On many occasions, I have found organizations whose managers seem determined to hinder Quality, despite having a favorable public discourse towards quality management systems.

Having these entrepreneurs or business leaders as recipients, I propose below a series of principles to consider to hinder Quality in an extremely effective and efficient way:

First Principle: Quality is a process restricted to only some people in the company

Quality work processes do not have to involve all employees, nor do they all have to understand and believe in a quality management system.

After all, only the procedural manager and one or two managers know about this is more than enough, so you don't have to attend that training meeting.

Second Principle: Customers do not know anything about the Quality of our products

Do not get carried away by populist imprints, such as those companies that constantly consult their customers about the quality of the products they receive. Who better than the company itself to make a completely objective and precise analysis of the quality of its products.
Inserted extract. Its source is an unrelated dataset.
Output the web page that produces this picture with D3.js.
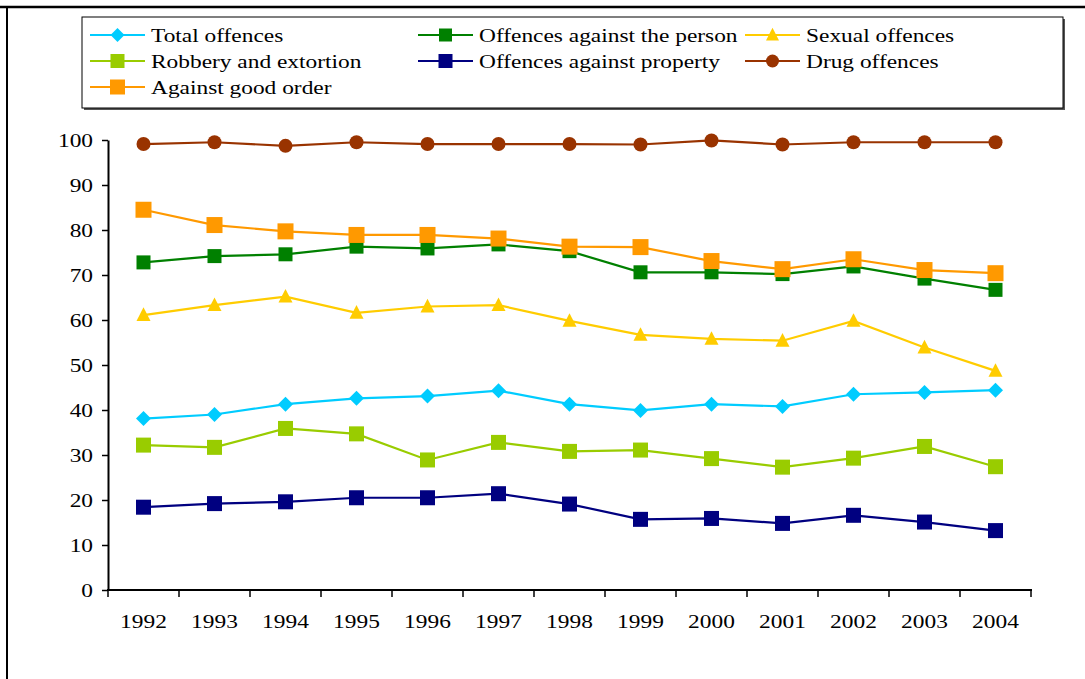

Third Principle: Quality and Cost Separately

Quality and Cost are disconnected concepts, without any relationship between them. It is not serious to believe that doing something better means the best way to do it faster and cheaper.

Fourth Principle: Quality does not require teamwork

With isolated efforts it is enough: something is done… and appearances are also covered.

Fifth Principle: Quality is not a form of administration

Quality requires that the ideas of the boss are transferred as quickly as possible to the hands of the workers, without giving any possibility of intervention to these, since they could generate a better idea.

Sixth Principle: Quality is an aesthetic

It is by no means an ethic. It cannot be understood, as some still maintain, that the practice of excellence is the right thing to do. This does not motivate anyone.

Seventh Principle: Continual improvement is a myth

The company already knows how to work, in what sense should changes be included?

Eighth Principle: Forget Your Suppliers

Surely, they also know how to work, so you don't have to evaluate or select them.